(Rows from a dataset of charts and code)
- - - - - - -
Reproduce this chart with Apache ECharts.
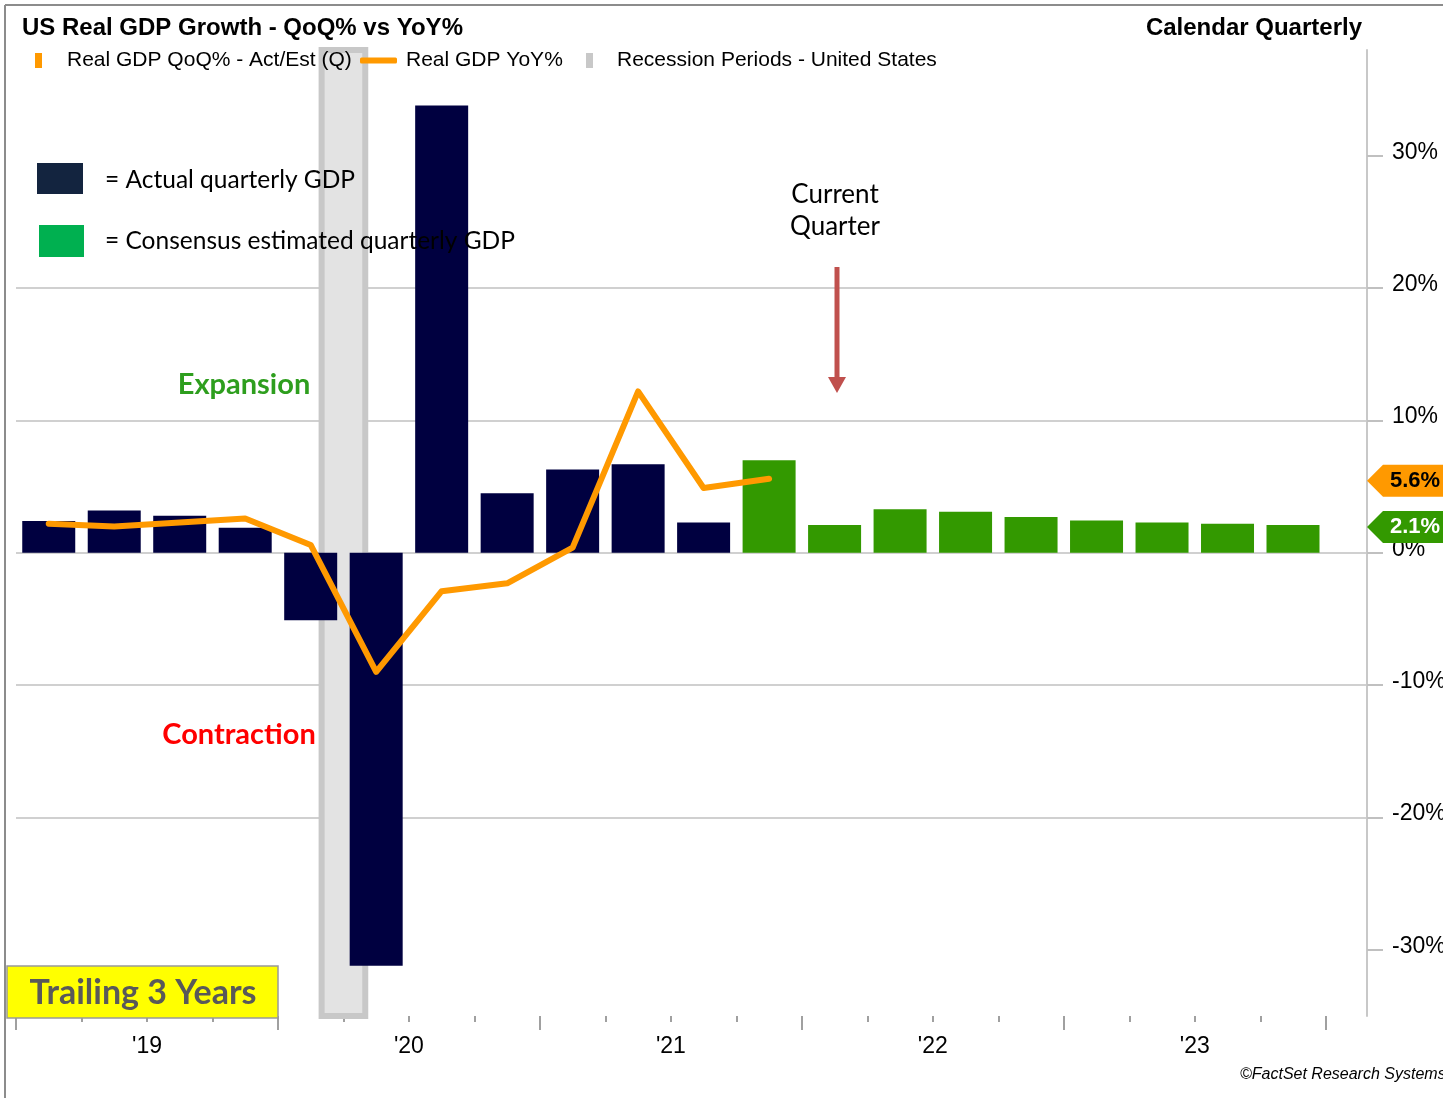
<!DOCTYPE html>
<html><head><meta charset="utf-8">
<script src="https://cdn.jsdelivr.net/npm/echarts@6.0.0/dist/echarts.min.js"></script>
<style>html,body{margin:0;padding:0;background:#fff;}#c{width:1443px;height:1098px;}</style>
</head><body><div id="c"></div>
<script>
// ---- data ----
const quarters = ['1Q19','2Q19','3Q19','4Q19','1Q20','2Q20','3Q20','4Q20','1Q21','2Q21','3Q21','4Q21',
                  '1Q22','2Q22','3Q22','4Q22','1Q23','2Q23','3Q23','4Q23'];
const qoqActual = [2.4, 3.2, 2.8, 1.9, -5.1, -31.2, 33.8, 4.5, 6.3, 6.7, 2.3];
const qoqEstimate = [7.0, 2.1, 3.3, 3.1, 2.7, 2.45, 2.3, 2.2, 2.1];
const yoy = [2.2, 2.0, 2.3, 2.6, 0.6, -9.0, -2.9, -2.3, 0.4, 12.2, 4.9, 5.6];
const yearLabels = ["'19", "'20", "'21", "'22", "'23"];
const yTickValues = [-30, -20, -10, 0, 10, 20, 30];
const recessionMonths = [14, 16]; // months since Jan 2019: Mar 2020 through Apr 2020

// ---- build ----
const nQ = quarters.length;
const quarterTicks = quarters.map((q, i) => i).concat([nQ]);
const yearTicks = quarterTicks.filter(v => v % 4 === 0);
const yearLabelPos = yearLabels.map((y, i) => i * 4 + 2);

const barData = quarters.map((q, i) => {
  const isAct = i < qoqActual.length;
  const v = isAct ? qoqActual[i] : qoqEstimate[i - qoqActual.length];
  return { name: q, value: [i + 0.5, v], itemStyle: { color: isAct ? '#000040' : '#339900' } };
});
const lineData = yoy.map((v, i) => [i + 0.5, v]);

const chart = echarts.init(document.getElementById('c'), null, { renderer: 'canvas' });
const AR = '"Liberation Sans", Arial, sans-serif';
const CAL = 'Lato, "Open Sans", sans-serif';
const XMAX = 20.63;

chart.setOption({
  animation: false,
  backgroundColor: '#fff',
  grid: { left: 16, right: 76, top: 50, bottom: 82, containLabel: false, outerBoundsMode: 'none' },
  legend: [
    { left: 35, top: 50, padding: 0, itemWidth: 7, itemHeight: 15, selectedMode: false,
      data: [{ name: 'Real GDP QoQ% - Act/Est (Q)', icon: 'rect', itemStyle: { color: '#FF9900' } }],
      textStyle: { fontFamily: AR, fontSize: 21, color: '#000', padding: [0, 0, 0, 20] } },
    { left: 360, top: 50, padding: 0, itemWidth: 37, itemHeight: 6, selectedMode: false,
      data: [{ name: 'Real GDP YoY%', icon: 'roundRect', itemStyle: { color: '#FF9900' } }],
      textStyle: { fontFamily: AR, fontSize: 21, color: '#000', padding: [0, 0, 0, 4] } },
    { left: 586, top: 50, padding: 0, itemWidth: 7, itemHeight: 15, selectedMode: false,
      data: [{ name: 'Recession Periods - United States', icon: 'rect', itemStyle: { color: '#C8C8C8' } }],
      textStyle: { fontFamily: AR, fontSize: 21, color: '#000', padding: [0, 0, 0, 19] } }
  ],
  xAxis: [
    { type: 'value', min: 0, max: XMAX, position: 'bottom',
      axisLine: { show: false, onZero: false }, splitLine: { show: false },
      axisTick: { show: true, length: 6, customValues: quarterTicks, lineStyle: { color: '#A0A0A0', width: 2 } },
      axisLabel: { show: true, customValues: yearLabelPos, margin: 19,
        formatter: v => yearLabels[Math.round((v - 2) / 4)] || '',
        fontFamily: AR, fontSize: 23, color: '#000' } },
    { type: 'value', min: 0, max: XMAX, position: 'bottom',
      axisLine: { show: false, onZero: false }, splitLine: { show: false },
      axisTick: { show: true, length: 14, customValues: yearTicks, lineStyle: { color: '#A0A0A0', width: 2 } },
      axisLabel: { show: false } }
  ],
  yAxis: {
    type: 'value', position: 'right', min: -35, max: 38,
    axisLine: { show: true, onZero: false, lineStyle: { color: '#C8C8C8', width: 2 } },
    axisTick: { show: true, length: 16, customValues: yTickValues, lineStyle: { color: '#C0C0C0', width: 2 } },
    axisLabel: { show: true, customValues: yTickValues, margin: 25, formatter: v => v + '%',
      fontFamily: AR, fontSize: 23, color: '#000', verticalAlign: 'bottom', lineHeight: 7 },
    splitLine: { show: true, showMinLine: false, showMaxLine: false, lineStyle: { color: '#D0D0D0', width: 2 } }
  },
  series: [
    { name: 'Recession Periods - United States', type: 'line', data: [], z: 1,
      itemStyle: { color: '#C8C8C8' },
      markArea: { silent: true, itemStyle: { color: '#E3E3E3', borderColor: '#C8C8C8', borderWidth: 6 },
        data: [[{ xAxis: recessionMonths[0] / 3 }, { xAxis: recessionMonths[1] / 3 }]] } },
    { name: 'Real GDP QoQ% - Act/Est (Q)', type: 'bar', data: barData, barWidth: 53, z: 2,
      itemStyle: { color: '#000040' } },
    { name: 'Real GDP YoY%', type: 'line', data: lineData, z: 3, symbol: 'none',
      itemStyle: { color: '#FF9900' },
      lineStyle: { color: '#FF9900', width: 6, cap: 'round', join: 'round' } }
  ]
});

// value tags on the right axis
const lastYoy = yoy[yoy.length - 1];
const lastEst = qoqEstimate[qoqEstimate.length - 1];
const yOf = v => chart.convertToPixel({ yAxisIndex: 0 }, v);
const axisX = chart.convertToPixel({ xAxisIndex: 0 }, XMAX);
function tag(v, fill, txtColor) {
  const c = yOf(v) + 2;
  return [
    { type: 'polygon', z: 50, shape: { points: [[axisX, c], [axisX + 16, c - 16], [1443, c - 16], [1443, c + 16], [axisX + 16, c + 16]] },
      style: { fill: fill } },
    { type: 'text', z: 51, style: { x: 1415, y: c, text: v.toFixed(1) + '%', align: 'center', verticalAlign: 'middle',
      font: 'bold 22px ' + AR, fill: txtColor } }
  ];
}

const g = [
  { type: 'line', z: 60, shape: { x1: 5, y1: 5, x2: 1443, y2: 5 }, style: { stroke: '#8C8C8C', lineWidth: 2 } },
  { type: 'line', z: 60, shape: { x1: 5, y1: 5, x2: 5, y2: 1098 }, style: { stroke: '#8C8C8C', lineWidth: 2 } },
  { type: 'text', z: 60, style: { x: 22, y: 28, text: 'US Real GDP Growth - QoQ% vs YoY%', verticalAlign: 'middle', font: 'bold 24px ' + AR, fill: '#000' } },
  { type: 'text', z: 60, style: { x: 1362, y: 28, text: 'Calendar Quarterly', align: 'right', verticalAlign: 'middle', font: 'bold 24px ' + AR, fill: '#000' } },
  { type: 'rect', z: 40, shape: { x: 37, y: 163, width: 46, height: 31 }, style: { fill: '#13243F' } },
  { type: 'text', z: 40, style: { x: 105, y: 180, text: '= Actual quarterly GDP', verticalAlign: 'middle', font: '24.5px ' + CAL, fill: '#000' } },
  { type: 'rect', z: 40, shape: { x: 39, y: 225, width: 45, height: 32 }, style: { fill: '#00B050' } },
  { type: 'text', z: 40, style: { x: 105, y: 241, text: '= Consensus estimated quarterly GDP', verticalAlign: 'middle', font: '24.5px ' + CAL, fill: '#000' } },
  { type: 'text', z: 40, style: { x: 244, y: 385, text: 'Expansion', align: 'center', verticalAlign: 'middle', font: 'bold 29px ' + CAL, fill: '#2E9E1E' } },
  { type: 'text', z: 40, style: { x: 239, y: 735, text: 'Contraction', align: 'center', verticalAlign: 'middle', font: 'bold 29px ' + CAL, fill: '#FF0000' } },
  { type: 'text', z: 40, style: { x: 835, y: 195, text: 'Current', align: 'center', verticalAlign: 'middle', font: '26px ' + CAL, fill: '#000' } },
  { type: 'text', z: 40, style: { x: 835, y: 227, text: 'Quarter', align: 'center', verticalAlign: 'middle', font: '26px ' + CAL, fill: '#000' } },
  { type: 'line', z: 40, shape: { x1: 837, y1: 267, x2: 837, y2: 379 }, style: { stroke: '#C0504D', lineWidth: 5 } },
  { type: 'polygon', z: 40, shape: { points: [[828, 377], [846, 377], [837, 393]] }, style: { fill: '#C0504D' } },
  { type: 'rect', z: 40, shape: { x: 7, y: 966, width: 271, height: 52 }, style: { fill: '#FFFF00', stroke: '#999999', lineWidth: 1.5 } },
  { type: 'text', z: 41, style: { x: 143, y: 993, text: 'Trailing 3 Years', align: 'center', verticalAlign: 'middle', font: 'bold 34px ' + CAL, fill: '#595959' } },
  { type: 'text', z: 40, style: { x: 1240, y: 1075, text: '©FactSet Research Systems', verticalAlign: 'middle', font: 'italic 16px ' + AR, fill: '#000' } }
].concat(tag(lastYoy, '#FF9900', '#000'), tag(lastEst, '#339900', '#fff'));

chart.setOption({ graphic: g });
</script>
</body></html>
- - - - - - -
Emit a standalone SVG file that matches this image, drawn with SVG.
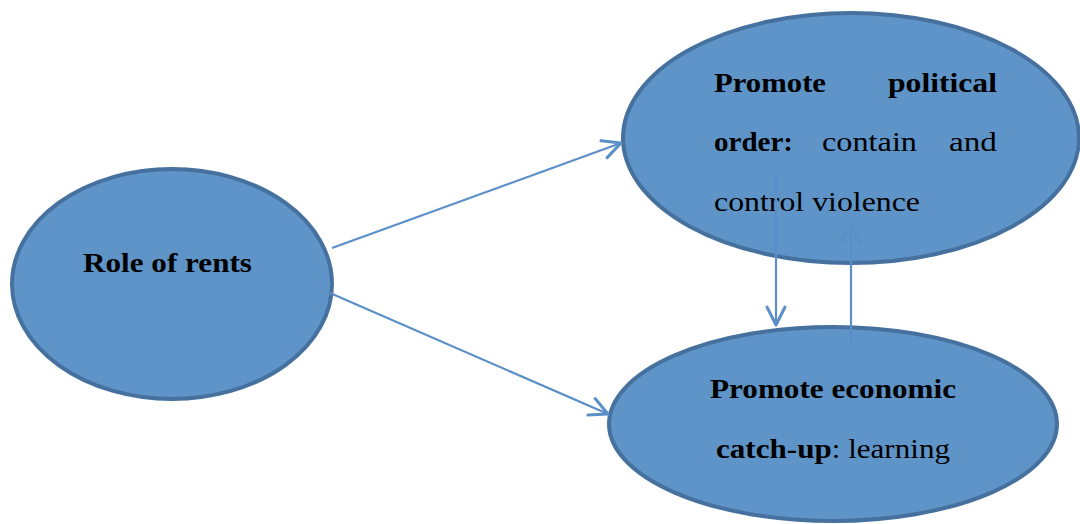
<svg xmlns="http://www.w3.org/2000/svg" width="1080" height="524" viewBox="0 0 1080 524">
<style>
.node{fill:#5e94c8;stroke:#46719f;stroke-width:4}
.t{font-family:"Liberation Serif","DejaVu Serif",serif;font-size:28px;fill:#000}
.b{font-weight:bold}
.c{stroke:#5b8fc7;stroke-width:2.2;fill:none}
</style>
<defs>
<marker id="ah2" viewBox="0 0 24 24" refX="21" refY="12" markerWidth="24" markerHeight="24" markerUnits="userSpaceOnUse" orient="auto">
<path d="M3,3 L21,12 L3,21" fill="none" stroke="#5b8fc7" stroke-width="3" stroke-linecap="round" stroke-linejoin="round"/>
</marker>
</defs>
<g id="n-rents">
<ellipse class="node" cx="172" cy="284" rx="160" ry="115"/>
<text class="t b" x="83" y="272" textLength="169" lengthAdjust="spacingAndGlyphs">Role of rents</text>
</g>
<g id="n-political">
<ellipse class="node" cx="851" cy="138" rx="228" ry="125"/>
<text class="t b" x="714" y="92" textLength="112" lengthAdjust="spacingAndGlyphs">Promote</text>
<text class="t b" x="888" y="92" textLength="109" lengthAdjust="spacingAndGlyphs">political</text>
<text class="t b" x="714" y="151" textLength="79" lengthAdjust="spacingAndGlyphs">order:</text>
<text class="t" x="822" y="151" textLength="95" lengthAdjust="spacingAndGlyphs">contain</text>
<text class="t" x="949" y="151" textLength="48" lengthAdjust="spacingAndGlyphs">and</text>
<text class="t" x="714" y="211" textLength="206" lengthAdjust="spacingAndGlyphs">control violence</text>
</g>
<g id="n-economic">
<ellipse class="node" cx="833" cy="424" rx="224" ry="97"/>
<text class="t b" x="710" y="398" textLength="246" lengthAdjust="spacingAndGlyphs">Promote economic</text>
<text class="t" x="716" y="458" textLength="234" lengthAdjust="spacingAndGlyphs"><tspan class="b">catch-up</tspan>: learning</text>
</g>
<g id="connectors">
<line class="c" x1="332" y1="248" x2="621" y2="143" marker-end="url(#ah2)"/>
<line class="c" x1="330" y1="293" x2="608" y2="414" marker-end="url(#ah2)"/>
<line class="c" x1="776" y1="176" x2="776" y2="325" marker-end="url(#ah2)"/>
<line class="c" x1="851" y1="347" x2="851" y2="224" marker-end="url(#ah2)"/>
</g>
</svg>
- - - - - - -
Task to carry out> Copy each line containing the word "this" from the data.

Completed exercise>
Reproduce this chart with Apache ECharts.
Emit a standalone SVG file that matches this image, drawn with SVG.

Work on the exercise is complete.